En plena euforia de delfines varados, el mar sorprende, aunque no mucho, con otro avistamiento: el de algo que se mueve entre aguas, que juega a ser cetáceo, pero no se define. Hay que meterse hasta la cintura y eso hace Javier Garrido, cantero, quien primero observa cómo se las gasta un tronco de madera a simple vista largo de consideración y, luego, difícil de manejar con su cabeceo de moverse a flote en un extremo sí; en el otro, no.

Así que lo amarra a las rocas, estudia las mareas y busca la propicia para que ayude a ponerlo en seco. En su tiempo, recaba la ayuda de Naro y de Toti, se ponen a la faena y allá van siete horas de tarea para rescatar el madero y, con más colaboración, la de un tractor, llevarlo a tierra, a un sendero que apenas es línea en el paisaje.

Más Oia, con sus 26 kilómetros de costa, llama "poto" a eso, a cualquier rendija que dé acceso a la costa. El tronco, al fin, bien medido, con ración extra de cerveza, después de los viajes que reclamó al mar la función del rescate, se presenta con sus 18,30 metros de longitud y unos 30 centímetros de diámetro.

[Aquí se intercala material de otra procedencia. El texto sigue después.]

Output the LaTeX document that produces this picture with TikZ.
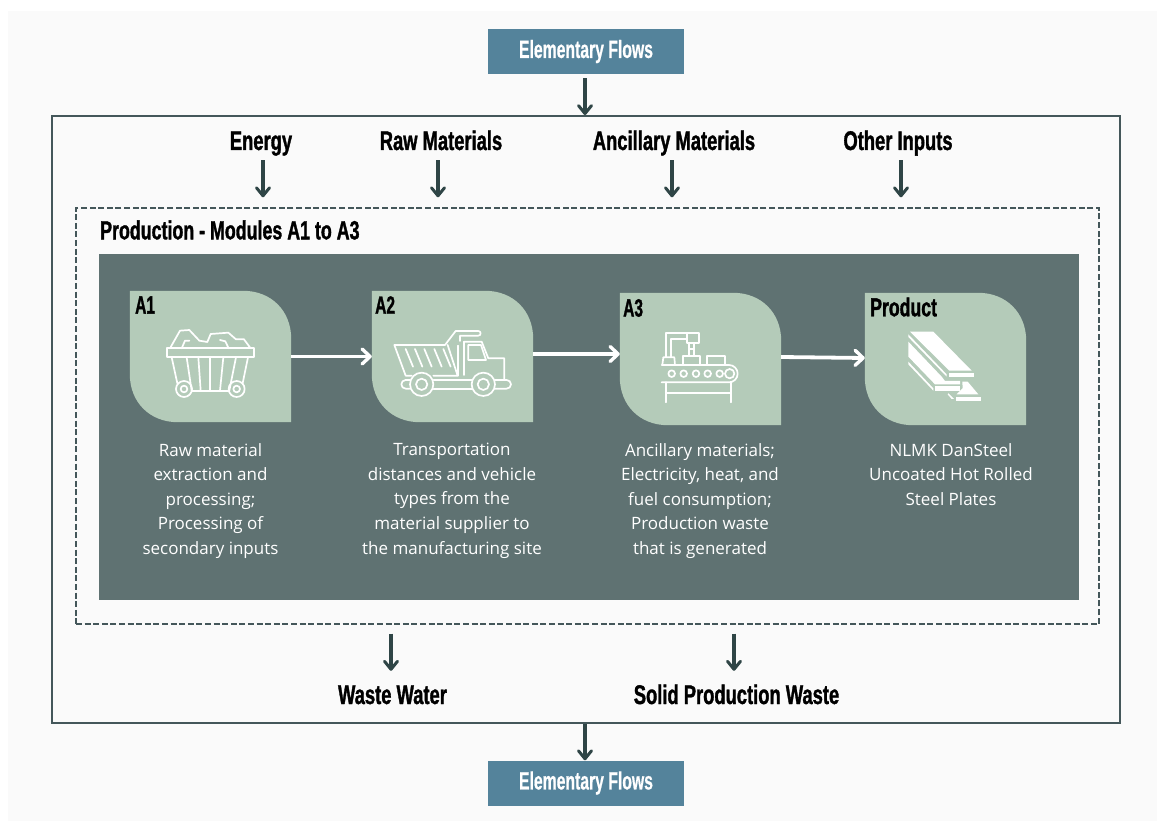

Acuden curiosos y expertos que establecen, unos el peligro que debió haber representado para la navegación; otros, el precio aproximado o de negocio. se trata de mongoy, madera africana originaria de Costa de Marfil, Ghana, Nigeria y Gabón, con el mérito de que viene de una sola pieza y es útil para la elaboración de muebles por su veteado.

Se observa que el madero aparece como petroleado, acaso en origen, tal vez como resultado de su trayectoria a la deriva por esos mares emponzoñados por los vertidos. La madera vale también para instrumentos y herramientas y tiene otras utilidades.

A la deriva

Una estrella insculpida en la cabecera y unos plásticos, etiqueta que puede dar pistas sobre el destino de esta mercancía, seguramente caída de un carguero, y que traía percebes (azul, amarillo, blanco) incorporados. Percebes que, dicen, son de la costa africana. Oia recuerda que, no hace tanto, el mar (la mar) envió otro regalo: velones y más velones de cera en contenedores, con los que se llenaron carros, entonces del país, como previniendo para los apagones de época.